What verification would actually look like

The technical challenge isn't as hard as the product challenge. Basic identity verification (photo matching, ID verification) already exists in dating apps, Tinder has it, Hinge has it, Bumble has it. CNM-specific verification is harder but not impossible to approach.

What would a genuine attempt look like?

Partner acknowledgment. The simplest approach: if a profile claims to have a partner or partners, require some form of acknowledgment from those partners that they're aware the account exists. This doesn't verify the full terms of the arrangement, it can't, but it at least confirms the partner is a real person who knows this profile is active. Feeld's linked partner profiles gesture toward this without making it a verification mechanism.

Structural disclosure standards. Rather than a free-text bio field, building disclosure into the profile structure: what is your arrangement, what have your partners agreed to, what are you available for. The problem with free text is that it can say anything. Structured fields at least create accountability, if you've stated specific things, you've stated them.

Community vouching. Some of the more established CNM communities operate informal reputation systems, particularly in the lifestyle and swinging world, where couples are often known quantities in local community networks. Apps haven't meaningfully built on this. A reputation system where existing members can vouch for new members, and where community standing is tracked, would add a layer of accountability that pure profile-based systems don't provide.

Behaviour-based signals. Patterns of behaviour within an app, response rates, profile completeness, reported interactions, can provide probabilistic signals about account legitimacy without requiring hard verification. This is how trust and safety teams at mainstream apps approach the problem. CNM-specific trust signals haven't been developed because no CNM app has invested meaningfully in trust and safety infrastructure.

Why it hasn't been built

The honest answer is a combination of resources and incentives. Building a verification layer is expensive, it requires engineering, trust and safety staffing, and ongoing maintenance. CNM dating apps are generally small businesses operating on limited revenue. The investment is hard to justify when the product works well enough for most users most of the time.

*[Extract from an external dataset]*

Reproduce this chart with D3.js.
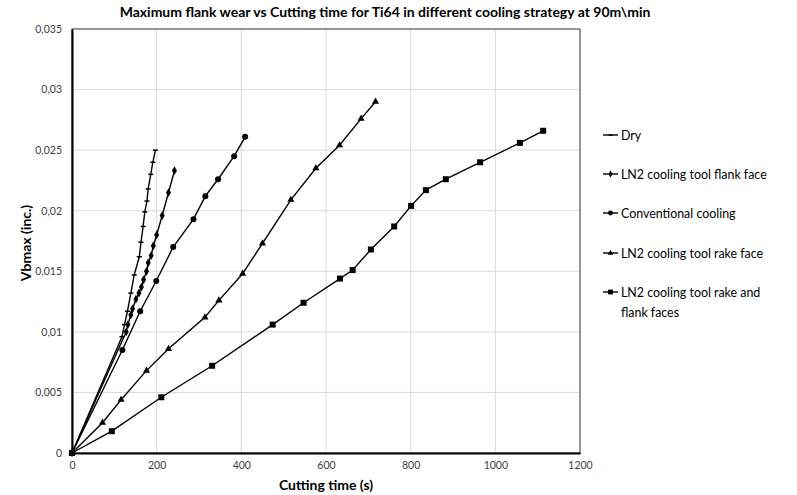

The incentive problem is subtler. Verification systems reduce the available user pool, some people won't go through a verification process, won't provide partner acknowledgment, or won't complete structured disclosure. For apps where network effects matter (more users = more matches = more value), anything that reduces user numbers feels like a bad trade.

This is a genuine tension. A platform that has 30% fewer users but where every user is verifiably consensually non-monogamous is genuinely more valuable for someone looking for CNM connections than a platform with 30% more users where the consensus is uncertain. But that's a harder product to build and a harder market position to hold.

The gap this leaves

What exists now is a set of CNM platforms that are very good at connecting people with shared interests and are effectively doing nothing on the question of whether the connections they're facilitating are happening with full knowledge and consent on all sides.

That's not a niche concern. It sits at the centre of what distinguishes ethical non-monogamy from its unethical versions. The apps that figure out how to close this gap, that make "consensual" something they can actually vouch for rather than just assume, will have built something genuinely different from what exists now.